Politico reported earlier Friday that the United States has granted Ukraine’s request for protective equipment against a possible chemical weapons attack from Russia.

Psaki said that, “in an effort to assist our Ukrainian partners, the U.S. government is providing the government of Ukraine with lifesaving equipment and supplies that could be deployed in the event of Russian’s use of a chemical and biological weapon against Ukraine.”

The support, Psaki emphasized, does not compromise the United States’ domestic preparedness.

Who is Russian oligarch Roman Abramovich?

By Sammy Westfall3:33 p.m.

Sanctioned Russian oligarch Roman Abramovich waits at Ben Gurion international airport in Lod, Israel, on March 14. (Reuters) (Stringer/Reuters)

Among soccer fans, Roman Abramovich is a household name. As the longtime owner of the English Premier League’s Chelsea Football Club, the 55-year-old Russian businessman has transformed the association into a global powerhouse.

At the same time, Abramovich has worked to stay out of the spotlight, rarely giving interviews or posing for photos. In March, that posture was largely upended, as Western governments targeted Abramovich and other Russian oligarchs to punish Moscow for its invasion of Ukraine.

On Tuesday, the silver-haired billionaire was spotted in Istanbul on the sidelines of peace negotiations between Russia and Ukraine, although his exact role in the talks remains unclear. Also this week, an associate of Abramovich’s said that he and other negotiators had fallen ill of suspected poisoning after a meeting in early March.

By Olivier Knox

Analysis: Zelensky is hugely popular in the U.S. But there’s a catch.

2:54 p.m.

President Biden could be forgiven for having a little job-approval envy toward Ukrainian President Volodymyr Zelensky.

A new Pew Research Center poll finds 72 percent of Americans have a lot of (33 percent) or some (39 percent) confidence in Zelensky to do the right thing in world affairs — better than any other national leader tied to Russia’s war in Ukraine.

Zelensky’s sky-high standings follow his assertive courtship of the international community’s support for fending off Russian forces. He’s regularly photographed or filmed in a T-shirt or combat armor and has spoken to many legislatures, including the U.S. Congress, pleading for help as Moscow’s bombs lay waste to Ukrainian cities.

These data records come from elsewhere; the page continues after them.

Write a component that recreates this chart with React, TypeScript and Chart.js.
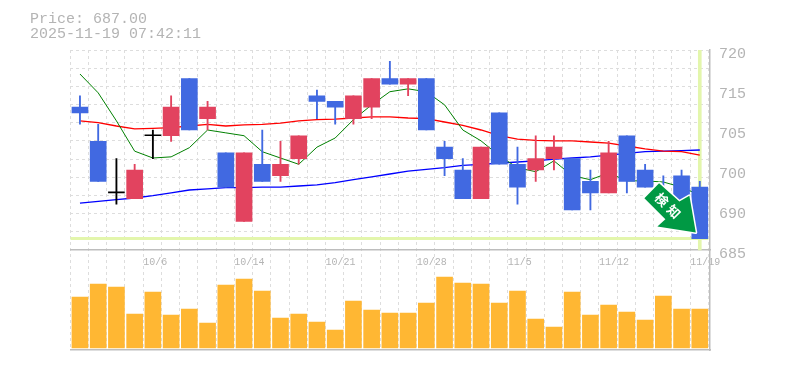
import React, { useEffect, useRef } from "react";
import { Chart, registerables } from "chart.js";

Chart.register(...registerables);

const headerLines = ["Price: 687.00", "2025-11-19 07:42:11"];
const tickCells = [4, 9, 14, 19, 24, 29, 34];
const tickLabels = ["10/6", "10/14", "10/21", "10/28", "11/5", "11/12", "11/19"];
const priceLabels = ["720", "715", "705", "700", "690", "685"];
const kinds = "bbkrkrbrbrbrrbbrrbrbbbrbbrrbbrbbbbb".split("");
const bodyTop = [710,704,695,699,705,710,715,710,702,702,700,700,705,712,711,712,715,715,715,715,703,699,703,709,700,701,703,701,697,702,705,699,694,698,696];
const bodyBottom = [709,697,695,694,705,705,706,708,696,690,697,698,701,711,710,708,710,714,714,706,701,694,694,700,696,699,701,692,695,695,697,696,692,693,687];
const highs = [712,707,701,700,706,712,715,711,702,702,706,704,705,713,711,712,715,718,715,715,704,701,703,709,703,705,705,701,699,704,705,700,698,699,697];
const lows = [707,697,693,694,701,704,706,706,696,690,697,697,700,708,707,707,708,714,712,706,698,694,694,700,693,697,699,692,692,695,695,696,692,693,687];
const maShort = [715.8,712.5,707.6,702.3,701.1,701.3,702.9,706,705.5,705,702.2,701.1,700,703,704.6,707.8,710.4,712.7,713.2,712.7,710.4,706,704.1,701.5,699.4,698.7,700.6,698,697.3,698.5,697.1,697.1,696.9,696,694.6];
const maMid = [707.6,707.3,706.7,706.2,706.3,706.4,706.7,707,706.7,706.9,707,707.2,707.6,707.8,707.9,708.1,708.3,708.3,708.1,708,707.4,706.8,706,705,704.4,704.2,704.1,704.1,703.9,703.7,703.2,702.7,702.3,702.2,701.6];
const maLong = [693.2,693.5,693.8,694.1,694.5,695,695.5,695.7,695.9,695.9,696,696,696.2,696.4,696.8,697.3,697.8,698.3,698.8,699.1,699.4,699.8,700,700.2,700.4,700.6,700.9,701.1,701.3,701.6,701.9,702.2,702.3,702.4,702.5];
const volumes = [51,64,61,34,56,33,39,25,63,69,57,30,34,26,18,47,38,35,35,45,71,65,64,45,57,29,21,56,33,43,36,28,52,39,39];
const lastPrice = 687;
const badgeText = ["検", "知"];

const RED = "#E2435F";
const BLUE = "#4169E1";
const BLACK = "#000000";
const VOL = "#FFB733";
const CROSS = "#E3F6AC";
const GRID = "#DDDDDD";
const AXIS = "#BDBDBD";
const TEXT = "#B4B4B4";
const MONO = "'Liberation Mono', monospace";

const CELLS = 35;
const xOf = (i: number) => i + 0.53;
const colorOf = (k: string) => (k === "r" ? RED : k === "b" ? BLUE : BLACK);
const candleColors = kinds.map(colorOf);

const badgePlugin = {
  id: "badge",
  afterDatasetsDraw(chart: any) {
    const { ctx, scales } = chart;
    const tx = scales.x.getPixelForValue(xOf(CELLS - 1)) - 4;
    const ty = scales.y.getPixelForValue(lastPrice) - 6;
    const shape = [[-36.7, -49.4], [-51.4, -34.4], [-30.4, -13.4], [-38.4, -6], [0, 0], [-6.4, -36.7], [-16.4, -31]];
    ctx.save();
    ctx.beginPath();
    shape.forEach(([dx, dy], i) => (i ? ctx.lineTo(tx + dx, ty + dy) : ctx.moveTo(tx + dx, ty + dy)));
    ctx.closePath();
    ctx.lineJoin = "round";
    ctx.lineWidth = 3;
    ctx.strokeStyle = "#FFFFFF";
    ctx.stroke();
    ctx.fillStyle = "#009944";
    ctx.fill();
    ctx.fillStyle = "#FFFFFF";
    ctx.font = "bold 13px 'Noto Sans CJK JP'";
    ctx.textAlign = "center";
    ctx.textBaseline = "middle";
    [[-34, -33], [-22, -21]].forEach(([dx, dy], i) => {
      ctx.save();
      ctx.translate(tx + dx, ty + dy);
      ctx.rotate(Math.PI / 4);
      ctx.fillText(badgeText[i], 0, 0);
      ctx.restore();
    });
    ctx.restore();
  },
};

export default function App() {
  const ref = useRef<HTMLCanvasElement>(null);
  useEffect(() => {
    const bar = { grouped: false, barThickness: 16, borderWidth: 0 };
    const line = { type: "line", pointRadius: 0, tension: 0, fill: false, yAxisID: "y" };
    const series = (v: number[]) => v.map((y, i) => ({ x: xOf(i), y }));
    const chart = new Chart(ref.current!, {
      type: "bar",
      plugins: [badgePlugin],
      data: {
        datasets: [
          { ...bar, order: 1, yAxisID: "y", minBarLength: 1, backgroundColor: candleColors,
            data: bodyTop.map((t, i) => ({ x: xOf(i), y: [bodyBottom[i], t] })) },
          { ...bar, order: 2, yAxisID: "y", barThickness: 1.2, backgroundColor: candleColors,
            data: highs.map((h, i) => ({ x: xOf(i), y: [lows[i], h] })) },
          { ...line, order: 3, borderColor: "#008000", borderWidth: 1, data: series(maShort) },
          { ...line, order: 4, borderColor: "#FF0000", borderWidth: 1.3, data: series(maMid) },
          { ...line, order: 5, borderColor: "#0000FF", borderWidth: 1.3, data: series(maLong) },
          { ...line, order: 6, borderColor: CROSS, borderWidth: 3, data: [{ x: 0, y: lastPrice }, { x: CELLS, y: lastPrice }] },
          { ...bar, order: 7, yAxisID: "y", barThickness: 3, backgroundColor: CROSS,
            data: [{ x: xOf(CELLS - 1), y: [685, 720] }] },
          { ...bar, order: 8, yAxisID: "yv", backgroundColor: VOL,
            data: series(volumes) },
        ],
      } as any,
      options: {
        responsive: false,
        animation: false,
        devicePixelRatio: 1,
        layout: { padding: { left: 30, top: 11.5, right: 0, bottom: 20 } },
        plugins: {
          legend: { display: false },
          tooltip: { enabled: false },
          title: {
            display: true,
            text: headerLines,
            align: "start",
            color: TEXT,
            font: { family: MONO, size: 15, weight: "normal", lineHeight: 1 },
            padding: { top: 0, bottom: 8.5 },
          },
        },
        scales: {
          x: {
            type: "linear",
            offset: false,
            min: 0,
            max: 35.09,
            position: { y: 685 },
            grid: { color: GRID, tickLength: 0, drawTicks: false, offset: false },
            border: { color: AXIS, width: 1.5, dash: [3, 3], dashOffset: 0 },
            ticks: {
              stepSize: 1,
              includeBounds: false,
              autoSkip: false,
              maxRotation: 0,
              align: "start",
              padding: 6,
              color: TEXT,
              font: { family: MONO, size: 10 },
              callback: (v: number) => {
                const k = tickCells.indexOf(v);
                return k >= 0 ? tickLabels[k] : "";
              },
            },
          },
          xb: {
            type: "linear",
            offset: false,
            position: "bottom",
            min: 0,
            max: 35.09,
            afterFit: (s: any) => { s.height = 0; },
            grid: { display: false, offset: false },
            border: { color: AXIS, width: 1.5 },
            ticks: { display: false },
          },
          yg: {
            position: "left",
            min: 667.5,
            max: 720,
            afterBuildTicks: (s: any) => {
              s.ticks = Array.from({ length: 11 }, (_, i) => ({ value: 720 - (i * 35) / 11 }));
            },
            afterFit: (s: any) => { s.width = 40.3; },
            grid: { color: GRID, drawTicks: false, tickLength: 0 },
            border: { display: false, dash: [3, 3] },
            ticks: { display: false },
          },
          y: {
            position: "right",
            min: 667.5,
            max: 720,
            afterBuildTicks: (s: any) => {
              s.ticks = priceLabels.map((_, i) => ({ value: 719.3 - 7 * i }));
            },
            afterFit: (s: any) => { s.width = 75; },
            grid: { display: false, drawTicks: false },
            border: { color: AXIS, width: 1.5 },
            ticks: {
              padding: 9,
              color: TEXT,
              font: { family: MONO, size: 15 },
              callback: (_: any, i: number) => priceLabels[i],
            },
          },
          yv: { display: false, min: -2, max: 298 },
        },
      } as any,
    });
    return () => chart.destroy();
  }, []);
  return (
    <div style={{ position: "absolute", left: 0, top: 0, width: 785, height: 370, background: "#fff" }}>
      <canvas ref={ref} width={785} height={370} style={{ display: "block" }} />
    </div>
  );
}
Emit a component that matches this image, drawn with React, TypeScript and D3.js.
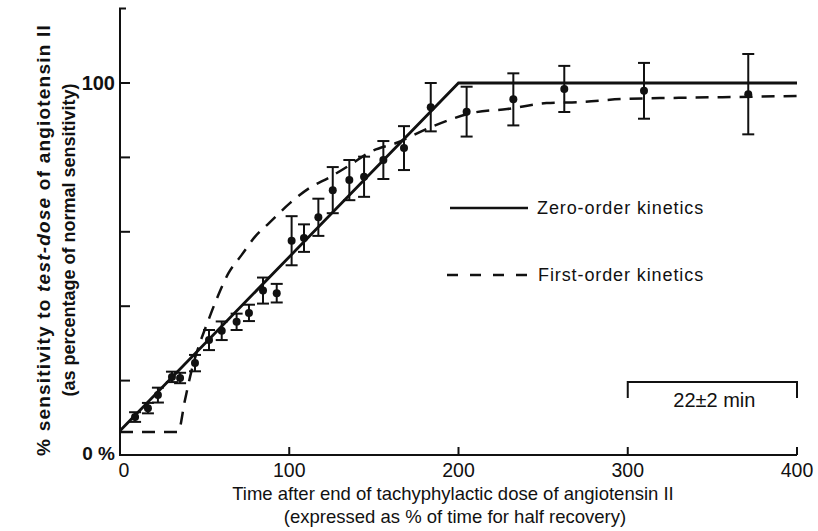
import React from "react";
import * as d3 from "d3";

// time after tachyphylactic dose, % of time for half recovery
const timePct = [8.9, 16.5, 22.4, 30.7, 35.5, 44.3, 52.6, 60.1, 68.9, 76.2, 84.5, 92.6, 101.4, 108.7, 117.2, 125.7, 135.5, 144.2, 155.6, 167.8, 183.6, 204.8, 232.4, 262.5, 309.6, 371.2];
// % sensitivity to test-dose (mean) and its error
const sensitivity = [10.2, 12.6, 16.1, 21.0, 20.7, 24.7, 30.9, 33.4, 35.8, 38.2, 44.2, 43.5, 57.6, 58.3, 63.9, 71.2, 73.9, 74.8, 79.3, 82.5, 93.5, 92.3, 95.6, 98.4, 97.9, 97.0];
const sem = [1.3, 1.4, 2.0, 1.4, 1.4, 2.2, 2.7, 2.5, 2.2, 2.2, 3.5, 2.5, 6.6, 3.7, 5.0, 6.2, 5.4, 5.4, 5.1, 5.9, 6.5, 6.7, 7.0, 6.2, 7.5, 10.8];

// zero-order kinetics model
const zeroX = [0, 200, 400];
const zeroY = [6.5, 100, 100];

// first-order kinetics model
const firstX = [0, 34.3, 38.4, 41.4, 53.2, 58.1, 64, 71.9, 79.8, 88.2, 100.4, 112, 124, 136, 148, 164, 183, 208.6, 228.7, 252, 272, 297, 327, 356, 400];
const firstY = [6.2, 6.2, 14.8, 21, 37.4, 43, 48.8, 53.8, 58.7, 62.4, 67.7, 71.8, 74.7, 78, 81.5, 84, 88, 92, 93, 94.6, 94.9, 95.7, 96, 96.2, 96.5];

const xTicks = [0, 100, 200, 300, 400];
const yTicks = [20, 40, 60, 80, 100];

const font = "'Liberation Sans', Arial, sans-serif";

export default function App() {
  const width = 818;
  const height = 531;

  const x = d3.scaleLinear().domain([0, 400]).range([120, 797]);
  const y = d3.scaleLinear().domain([0, 100]).range([455, 83]);

  const zeroLine = d3
    .line<number>()
    .x((d) => x(d))
    .y((d, i) => y(zeroY[i]));
  const firstLine = d3
    .line<number>()
    .x((d) => x(d))
    .y((d, i) => y(firstY[i]))
    .curve(d3.curveMonotoneX);

  const ink = "#111";

  return (
    <div style={{ position: "absolute", left: 0, top: 0 }}>
      <svg width={width} height={height} style={{ display: "block", background: "#fff" }} fontFamily={font}>
        {/* axes */}
        <path d={`M${x(0) + 6},${y(120)}H${x(0)}V${y(0)}H${x(400)}`} fill="none" stroke={ink} strokeWidth={2} />
        {yTicks.map((t) => (
          <line key={t} x1={x(0)} x2={x(0) + 10} y1={y(t)} y2={y(t)} stroke={ink} strokeWidth={2} />
        ))}
        {xTicks.slice(1).map((t) => (
          <line key={t} x1={x(t)} x2={x(t)} y1={y(0)} y2={y(0) - 8} stroke={ink} strokeWidth={2} />
        ))}
        {xTicks.map((t) => (
          <text key={t} x={x(t) + (t === 0 ? 4 : 0)} y={y(0) + 22} textAnchor="middle" fontSize={19.5} fill={ink}>
            {t}
          </text>
        ))}
        <text x={115} y={y(100) + 7} textAnchor="end" fontSize={20} fontWeight="bold" fill={ink}>100</text>
        <text x={115} y={y(0) + 5} textAnchor="end" fontSize={19} fontWeight="bold" fill={ink}>0 %</text>

        {/* axis titles */}
        <text x={453} y={500} textAnchor="middle" fontSize={18.5} fill={ink}>
          Time after end of tachyphylactic dose of angiotensin II
        </text>
        <text x={455} y={523} textAnchor="middle" fontSize={18.5} fill={ink}>
          (expressed as % of time for half recovery)
        </text>
        <g transform="translate(50,240) rotate(-90)">
          <text textAnchor="middle" fontSize={19} fontWeight="bold" fill={ink} letterSpacing={1.2}>
            % sensitivity to <tspan fontStyle="italic">test-dose</tspan> of angiotensin II
          </text>
          <text y={25} textAnchor="middle" fontSize={18} fontWeight="bold" fill={ink}>
            (as percentage of normal sensitivity)
          </text>
        </g>

        {/* model curves */}
        <path d={firstLine(firstX) || ""} fill="none" stroke={ink} strokeWidth={2.5} strokeDasharray="13,9" />
        <path d={zeroLine(zeroX) || ""} fill="none" stroke={ink} strokeWidth={2.8} />

        {/* data with error bars */}
        {timePct.map((t, i) => {
          const cx = x(t);
          const lo = y(sensitivity[i] - sem[i]);
          const hi = y(sensitivity[i] + sem[i]);
          return (
            <g key={i} stroke={ink} strokeWidth={2}>
              <line x1={cx} x2={cx} y1={lo} y2={hi} />
              <line x1={cx - 6} x2={cx + 6} y1={lo} y2={lo} />
              <line x1={cx - 6} x2={cx + 6} y1={hi} y2={hi} />
              <circle cx={cx} cy={y(sensitivity[i])} r={4} fill={ink} stroke="none" />
            </g>
          );
        })}

        {/* legend */}
        <line x1={450} x2={528} y1={208} y2={208} stroke={ink} strokeWidth={2.5} />
        <text x={537} y={214} fontSize={18} fill={ink} letterSpacing={0.9}>Zero-order kinetics</text>
        <line x1={447} x2={528} y1={275} y2={275} stroke={ink} strokeWidth={2.5} strokeDasharray="11,12" />
        <text x={538} y={281} fontSize={18} fill={ink} letterSpacing={0.9}>First-order kinetics</text>

        {/* time scale bar */}
        <path d={`M${x(300)},${398}V${382}H${x(400)}V${398}`} fill="none" stroke={ink} strokeWidth={2} />
        <text x={(x(300) + x(400)) / 2 + 2} y={407} textAnchor="middle" fontSize={20} fill={ink}>22±2 min</text>
      </svg>
    </div>
  );
}
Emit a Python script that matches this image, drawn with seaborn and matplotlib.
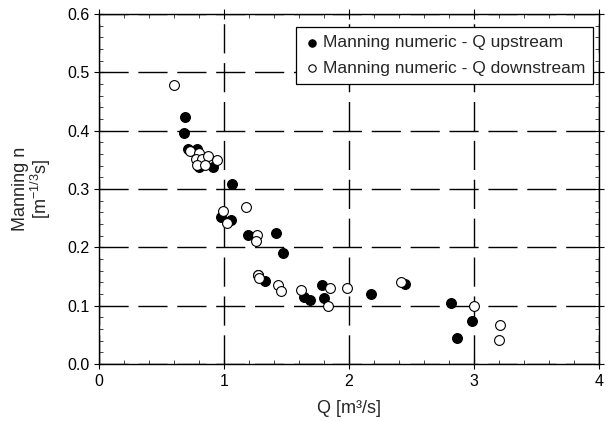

Digging into Zelensky’s robust public support in the United States, a couple of things stand out: Differences based on partisan affiliation and, especially, the age of the respondents.

The Ukrainian president does best with liberal Democrats, 83 percent of whom have confidence he’ll do the right thing in world affairs. Among those who identify as conservative or moderate, 78 percent. Among Republicans, Zelensky does better among conservatives (68 percent) than moderates or liberals (65 percent).

How about age? The older you are, the more likely you are to express confidence in him.